**RECORDED INFORMATION:**
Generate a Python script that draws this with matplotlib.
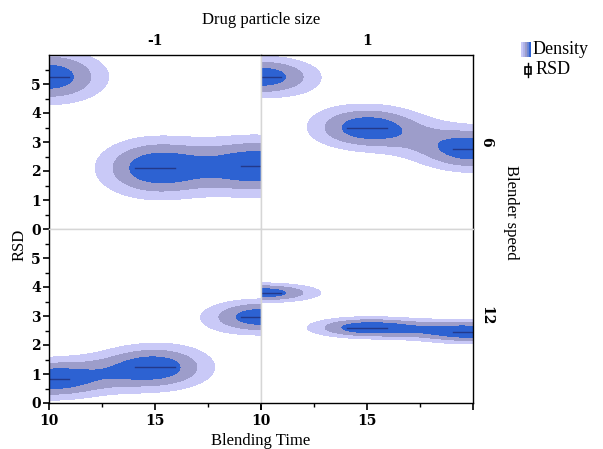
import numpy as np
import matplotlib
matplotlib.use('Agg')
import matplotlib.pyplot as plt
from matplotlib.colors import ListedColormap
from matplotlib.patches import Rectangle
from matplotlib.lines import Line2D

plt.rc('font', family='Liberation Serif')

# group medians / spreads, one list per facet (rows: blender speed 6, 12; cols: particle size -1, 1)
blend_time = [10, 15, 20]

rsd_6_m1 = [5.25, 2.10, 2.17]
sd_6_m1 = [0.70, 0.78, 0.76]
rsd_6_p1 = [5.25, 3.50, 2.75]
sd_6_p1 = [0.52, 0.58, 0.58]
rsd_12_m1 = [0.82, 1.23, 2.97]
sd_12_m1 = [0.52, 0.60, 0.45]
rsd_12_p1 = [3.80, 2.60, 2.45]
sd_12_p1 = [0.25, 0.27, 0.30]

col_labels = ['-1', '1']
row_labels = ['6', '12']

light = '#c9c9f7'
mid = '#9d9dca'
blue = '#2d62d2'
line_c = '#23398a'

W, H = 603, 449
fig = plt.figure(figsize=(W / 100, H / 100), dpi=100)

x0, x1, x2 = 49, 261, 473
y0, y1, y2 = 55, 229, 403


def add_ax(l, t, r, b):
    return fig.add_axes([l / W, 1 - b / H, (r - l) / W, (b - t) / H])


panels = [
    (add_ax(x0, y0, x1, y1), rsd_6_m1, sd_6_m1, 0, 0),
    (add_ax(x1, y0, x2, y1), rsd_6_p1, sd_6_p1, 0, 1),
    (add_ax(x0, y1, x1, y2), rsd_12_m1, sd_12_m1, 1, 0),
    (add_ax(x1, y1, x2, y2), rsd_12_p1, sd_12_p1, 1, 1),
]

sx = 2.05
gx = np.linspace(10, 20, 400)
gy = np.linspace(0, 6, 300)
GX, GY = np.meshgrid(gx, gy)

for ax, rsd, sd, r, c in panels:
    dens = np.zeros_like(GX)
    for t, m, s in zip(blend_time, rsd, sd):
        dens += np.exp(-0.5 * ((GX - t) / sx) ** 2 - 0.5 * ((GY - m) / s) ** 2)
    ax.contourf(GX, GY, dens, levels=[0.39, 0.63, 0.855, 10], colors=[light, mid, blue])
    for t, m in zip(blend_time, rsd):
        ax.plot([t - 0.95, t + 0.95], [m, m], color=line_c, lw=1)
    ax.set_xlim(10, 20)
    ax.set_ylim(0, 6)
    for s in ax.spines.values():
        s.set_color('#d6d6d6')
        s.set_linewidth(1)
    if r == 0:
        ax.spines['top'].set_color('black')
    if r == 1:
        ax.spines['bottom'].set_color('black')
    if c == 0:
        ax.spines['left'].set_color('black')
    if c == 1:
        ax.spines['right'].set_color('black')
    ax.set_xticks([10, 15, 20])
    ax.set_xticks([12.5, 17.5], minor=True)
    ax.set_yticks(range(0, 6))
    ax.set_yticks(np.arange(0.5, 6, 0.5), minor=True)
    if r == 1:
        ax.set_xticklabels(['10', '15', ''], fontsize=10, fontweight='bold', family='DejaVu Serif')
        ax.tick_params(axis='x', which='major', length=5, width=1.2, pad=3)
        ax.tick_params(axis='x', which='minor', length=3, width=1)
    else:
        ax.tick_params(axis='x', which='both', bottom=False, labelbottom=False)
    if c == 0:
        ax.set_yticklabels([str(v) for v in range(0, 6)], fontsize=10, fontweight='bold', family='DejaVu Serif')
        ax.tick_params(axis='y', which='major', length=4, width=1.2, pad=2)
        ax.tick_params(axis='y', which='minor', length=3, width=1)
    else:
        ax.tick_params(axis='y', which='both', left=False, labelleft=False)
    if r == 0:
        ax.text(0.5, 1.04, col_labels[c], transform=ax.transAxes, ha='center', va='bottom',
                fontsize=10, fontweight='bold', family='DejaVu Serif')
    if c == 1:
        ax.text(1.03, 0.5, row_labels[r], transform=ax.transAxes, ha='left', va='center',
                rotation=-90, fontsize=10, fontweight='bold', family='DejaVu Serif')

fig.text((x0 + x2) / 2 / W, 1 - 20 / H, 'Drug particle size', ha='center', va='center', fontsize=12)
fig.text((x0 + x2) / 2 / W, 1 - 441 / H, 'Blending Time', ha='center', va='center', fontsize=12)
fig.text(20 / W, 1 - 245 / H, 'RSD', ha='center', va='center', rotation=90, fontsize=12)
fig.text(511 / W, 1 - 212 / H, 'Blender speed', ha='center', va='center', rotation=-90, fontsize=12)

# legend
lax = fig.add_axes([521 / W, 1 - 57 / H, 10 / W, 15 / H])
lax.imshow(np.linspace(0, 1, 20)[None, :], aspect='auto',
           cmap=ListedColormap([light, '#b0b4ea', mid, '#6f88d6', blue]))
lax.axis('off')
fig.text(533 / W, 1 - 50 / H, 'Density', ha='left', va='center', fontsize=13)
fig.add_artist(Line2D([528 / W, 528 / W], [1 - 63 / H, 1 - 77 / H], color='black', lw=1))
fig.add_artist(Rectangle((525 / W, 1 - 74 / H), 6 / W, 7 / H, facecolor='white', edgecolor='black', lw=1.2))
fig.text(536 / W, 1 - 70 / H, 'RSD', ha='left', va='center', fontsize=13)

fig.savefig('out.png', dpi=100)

**THE TASK:** The lines from the start of the data through the line that contains "from matplotlib.lines import Line2D" are to be returned exactly, please, with both ends included and every picture left out.

**TASK SOLUTION:**
Generate a Python script that draws this with matplotlib.
import numpy as np
import matplotlib
matplotlib.use('Agg')
import matplotlib.pyplot as plt
from matplotlib.colors import ListedColormap
from matplotlib.patches import Rectangle
from matplotlib.lines import Line2D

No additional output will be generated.